▶ **EXERCISE OBJECTIVE**
Please transcribe the data that follows without the pictures, keeping every word the same.

▶ **GIVEN DATA**

────────────────

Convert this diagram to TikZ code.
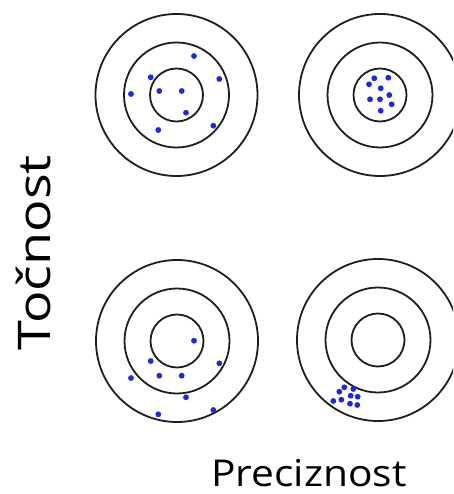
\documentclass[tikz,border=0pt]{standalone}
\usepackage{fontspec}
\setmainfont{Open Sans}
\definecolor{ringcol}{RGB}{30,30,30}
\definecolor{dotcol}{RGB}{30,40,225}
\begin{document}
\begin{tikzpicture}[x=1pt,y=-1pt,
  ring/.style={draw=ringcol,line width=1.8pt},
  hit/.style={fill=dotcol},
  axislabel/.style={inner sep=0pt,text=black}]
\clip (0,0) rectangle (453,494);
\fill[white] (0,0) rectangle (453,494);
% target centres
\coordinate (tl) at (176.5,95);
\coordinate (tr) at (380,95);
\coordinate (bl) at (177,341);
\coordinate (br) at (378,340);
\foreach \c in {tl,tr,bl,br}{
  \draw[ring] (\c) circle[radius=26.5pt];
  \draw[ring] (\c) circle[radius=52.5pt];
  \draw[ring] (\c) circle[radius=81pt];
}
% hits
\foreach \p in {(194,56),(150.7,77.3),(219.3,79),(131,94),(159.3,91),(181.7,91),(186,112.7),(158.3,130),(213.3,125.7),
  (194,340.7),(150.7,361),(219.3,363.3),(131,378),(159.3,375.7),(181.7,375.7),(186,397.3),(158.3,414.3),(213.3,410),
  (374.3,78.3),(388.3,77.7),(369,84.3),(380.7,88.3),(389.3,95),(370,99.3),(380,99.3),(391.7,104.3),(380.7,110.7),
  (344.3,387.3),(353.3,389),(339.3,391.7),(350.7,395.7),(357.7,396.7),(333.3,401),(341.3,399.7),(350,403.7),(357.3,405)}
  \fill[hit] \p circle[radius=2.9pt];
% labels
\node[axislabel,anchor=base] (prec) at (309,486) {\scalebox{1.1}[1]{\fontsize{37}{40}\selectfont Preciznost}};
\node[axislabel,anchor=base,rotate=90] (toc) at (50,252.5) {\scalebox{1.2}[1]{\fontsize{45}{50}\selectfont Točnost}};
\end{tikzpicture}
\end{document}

────────────────

▶ **EXERCISE OUTPUT**
Convert this diagram to TikZ code.
\documentclass[tikz,border=0pt]{standalone}
\usepackage{fontspec}
\setmainfont{Open Sans}
\definecolor{ringcol}{RGB}{30,30,30}
\definecolor{dotcol}{RGB}{30,40,225}
\begin{document}
\begin{tikzpicture}[x=1pt,y=-1pt,
  ring/.style={draw=ringcol,line width=1.8pt},
  hit/.style={fill=dotcol},
  axislabel/.style={inner sep=0pt,text=black}]
\clip (0,0) rectangle (453,494);
\fill[white] (0,0) rectangle (453,494);
% target centres
\coordinate (tl) at (176.5,95);
\coordinate (tr) at (380,95);
\coordinate (bl) at (177,341);
\coordinate (br) at (378,340);
\foreach \c in {tl,tr,bl,br}{
  \draw[ring] (\c) circle[radius=26.5pt];
  \draw[ring] (\c) circle[radius=52.5pt];
  \draw[ring] (\c) circle[radius=81pt];
}
% hits
\foreach \p in {(194,56),(150.7,77.3),(219.3,79),(131,94),(159.3,91),(181.7,91),(186,112.7),(158.3,130),(213.3,125.7),
  (194,340.7),(150.7,361),(219.3,363.3),(131,378),(159.3,375.7),(181.7,375.7),(186,397.3),(158.3,414.3),(213.3,410),
  (374.3,78.3),(388.3,77.7),(369,84.3),(380.7,88.3),(389.3,95),(370,99.3),(380,99.3),(391.7,104.3),(380.7,110.7),
  (344.3,387.3),(353.3,389),(339.3,391.7),(350.7,395.7),(357.7,396.7),(333.3,401),(341.3,399.7),(350,403.7),(357.3,405)}
  \fill[hit] \p circle[radius=2.9pt];
% labels
\node[axislabel,anchor=base] (prec) at (309,486) {\scalebox{1.1}[1]{\fontsize{37}{40}\selectfont Preciznost}};
\node[axislabel,anchor=base,rotate=90] (toc) at (50,252.5) {\scalebox{1.2}[1]{\fontsize{45}{50}\selectfont Točnost}};
\end{tikzpicture}
\end{document}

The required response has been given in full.